All of the material should be reproduced exactly, with pictures left out.
>> START
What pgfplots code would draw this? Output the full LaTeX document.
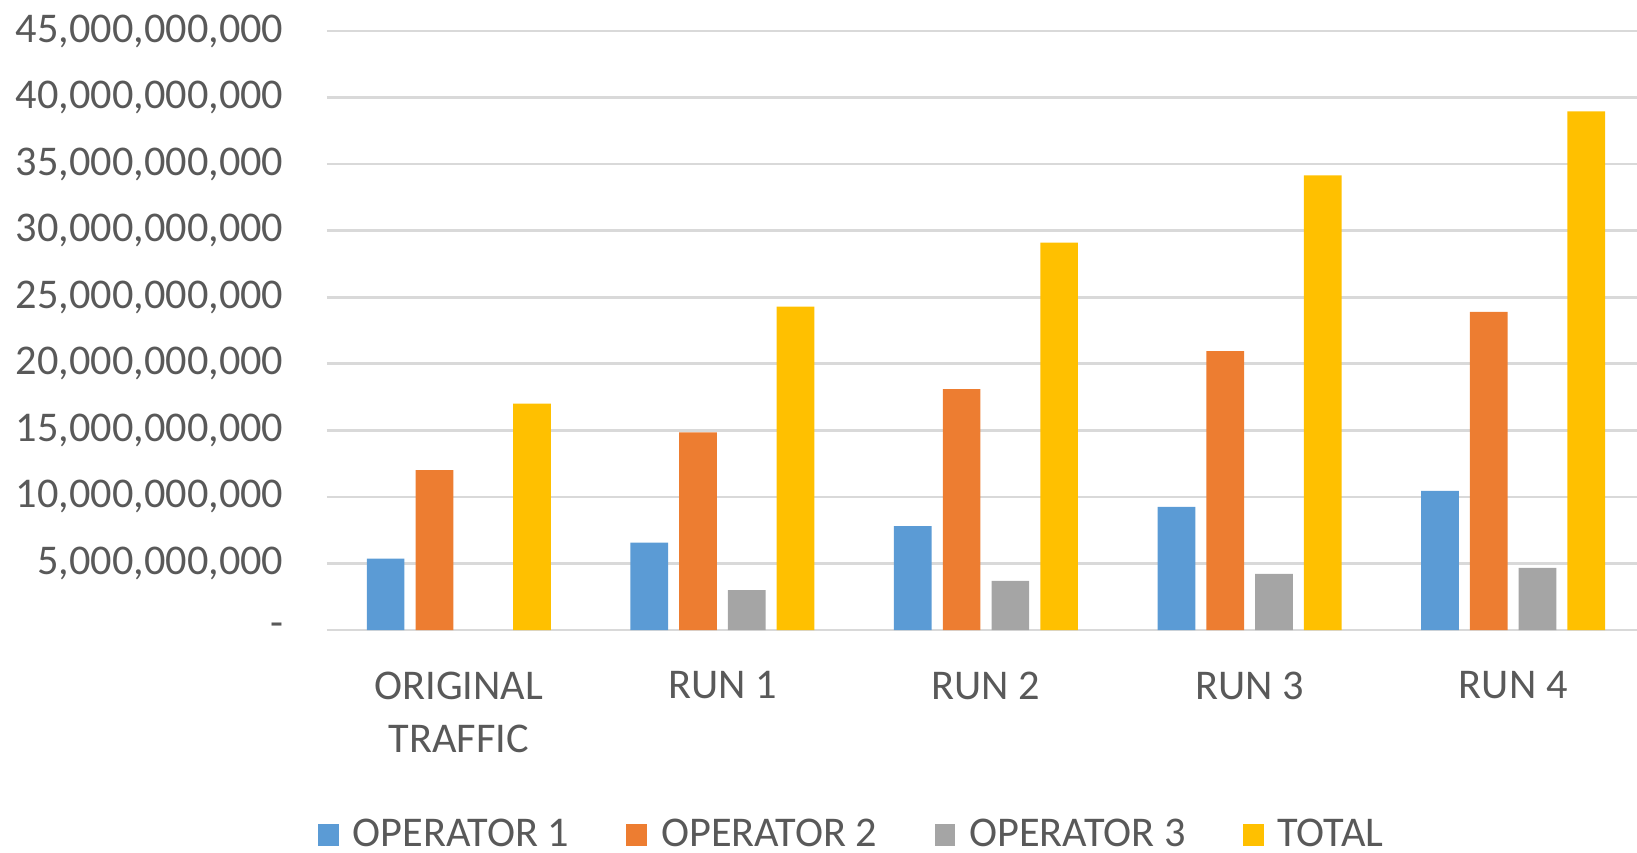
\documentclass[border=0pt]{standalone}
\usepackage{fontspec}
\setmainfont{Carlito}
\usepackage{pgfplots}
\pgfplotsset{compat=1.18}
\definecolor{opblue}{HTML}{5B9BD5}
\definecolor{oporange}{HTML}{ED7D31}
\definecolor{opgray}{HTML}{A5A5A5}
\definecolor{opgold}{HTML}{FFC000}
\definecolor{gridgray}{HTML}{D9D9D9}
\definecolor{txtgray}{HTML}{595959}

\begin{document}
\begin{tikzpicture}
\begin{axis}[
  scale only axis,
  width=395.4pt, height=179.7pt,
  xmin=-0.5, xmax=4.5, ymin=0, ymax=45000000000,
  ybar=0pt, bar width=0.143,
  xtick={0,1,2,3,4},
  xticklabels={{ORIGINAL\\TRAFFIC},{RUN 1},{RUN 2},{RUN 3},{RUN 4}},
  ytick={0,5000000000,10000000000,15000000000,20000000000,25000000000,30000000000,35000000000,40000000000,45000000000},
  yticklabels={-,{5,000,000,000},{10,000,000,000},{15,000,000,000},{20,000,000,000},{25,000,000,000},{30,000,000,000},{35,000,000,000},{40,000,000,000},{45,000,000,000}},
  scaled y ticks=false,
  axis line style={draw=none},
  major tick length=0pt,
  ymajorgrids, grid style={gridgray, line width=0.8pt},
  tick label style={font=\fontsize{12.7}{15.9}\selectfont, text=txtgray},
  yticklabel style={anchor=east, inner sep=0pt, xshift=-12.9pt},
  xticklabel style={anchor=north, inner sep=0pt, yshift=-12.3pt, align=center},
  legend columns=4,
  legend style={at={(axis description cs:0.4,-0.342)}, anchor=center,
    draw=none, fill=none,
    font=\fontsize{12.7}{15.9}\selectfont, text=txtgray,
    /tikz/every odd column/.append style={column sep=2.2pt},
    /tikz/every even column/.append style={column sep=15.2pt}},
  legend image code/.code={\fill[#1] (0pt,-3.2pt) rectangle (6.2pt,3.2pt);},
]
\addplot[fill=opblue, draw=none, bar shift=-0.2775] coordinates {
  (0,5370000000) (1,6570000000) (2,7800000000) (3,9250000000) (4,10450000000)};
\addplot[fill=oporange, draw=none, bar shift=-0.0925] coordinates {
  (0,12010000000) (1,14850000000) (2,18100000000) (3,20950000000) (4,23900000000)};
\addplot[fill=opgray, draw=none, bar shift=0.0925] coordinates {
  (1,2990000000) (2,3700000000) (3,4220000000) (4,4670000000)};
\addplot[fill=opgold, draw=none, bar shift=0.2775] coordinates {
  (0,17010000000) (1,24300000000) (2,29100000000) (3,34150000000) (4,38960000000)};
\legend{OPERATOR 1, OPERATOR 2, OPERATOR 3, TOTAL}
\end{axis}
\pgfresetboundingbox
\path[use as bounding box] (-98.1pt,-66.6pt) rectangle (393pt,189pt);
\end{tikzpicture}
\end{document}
>> END
Finished answer:
What pgfplots code would draw this? Output the full LaTeX document.
\documentclass[border=0pt]{standalone}
\usepackage{fontspec}
\setmainfont{Carlito}
\usepackage{pgfplots}
\pgfplotsset{compat=1.18}
\definecolor{opblue}{HTML}{5B9BD5}
\definecolor{oporange}{HTML}{ED7D31}
\definecolor{opgray}{HTML}{A5A5A5}
\definecolor{opgold}{HTML}{FFC000}
\definecolor{gridgray}{HTML}{D9D9D9}
\definecolor{txtgray}{HTML}{595959}

\begin{document}
\begin{tikzpicture}
\begin{axis}[
  scale only axis,
  width=395.4pt, height=179.7pt,
  xmin=-0.5, xmax=4.5, ymin=0, ymax=45000000000,
  ybar=0pt, bar width=0.143,
  xtick={0,1,2,3,4},
  xticklabels={{ORIGINAL\\TRAFFIC},{RUN 1},{RUN 2},{RUN 3},{RUN 4}},
  ytick={0,5000000000,10000000000,15000000000,20000000000,25000000000,30000000000,35000000000,40000000000,45000000000},
  yticklabels={-,{5,000,000,000},{10,000,000,000},{15,000,000,000},{20,000,000,000},{25,000,000,000},{30,000,000,000},{35,000,000,000},{40,000,000,000},{45,000,000,000}},
  scaled y ticks=false,
  axis line style={draw=none},
  major tick length=0pt,
  ymajorgrids, grid style={gridgray, line width=0.8pt},
  tick label style={font=\fontsize{12.7}{15.9}\selectfont, text=txtgray},
  yticklabel style={anchor=east, inner sep=0pt, xshift=-12.9pt},
  xticklabel style={anchor=north, inner sep=0pt, yshift=-12.3pt, align=center},
  legend columns=4,
  legend style={at={(axis description cs:0.4,-0.342)}, anchor=center,
    draw=none, fill=none,
    font=\fontsize{12.7}{15.9}\selectfont, text=txtgray,
    /tikz/every odd column/.append style={column sep=2.2pt},
    /tikz/every even column/.append style={column sep=15.2pt}},
  legend image code/.code={\fill[#1] (0pt,-3.2pt) rectangle (6.2pt,3.2pt);},
]
\addplot[fill=opblue, draw=none, bar shift=-0.2775] coordinates {
  (0,5370000000) (1,6570000000) (2,7800000000) (3,9250000000) (4,10450000000)};
\addplot[fill=oporange, draw=none, bar shift=-0.0925] coordinates {
  (0,12010000000) (1,14850000000) (2,18100000000) (3,20950000000) (4,23900000000)};
\addplot[fill=opgray, draw=none, bar shift=0.0925] coordinates {
  (1,2990000000) (2,3700000000) (3,4220000000) (4,4670000000)};
\addplot[fill=opgold, draw=none, bar shift=0.2775] coordinates {
  (0,17010000000) (1,24300000000) (2,29100000000) (3,34150000000) (4,38960000000)};
\legend{OPERATOR 1, OPERATOR 2, OPERATOR 3, TOTAL}
\end{axis}
\pgfresetboundingbox
\path[use as bounding box] (-98.1pt,-66.6pt) rectangle (393pt,189pt);
\end{tikzpicture}
\end{document}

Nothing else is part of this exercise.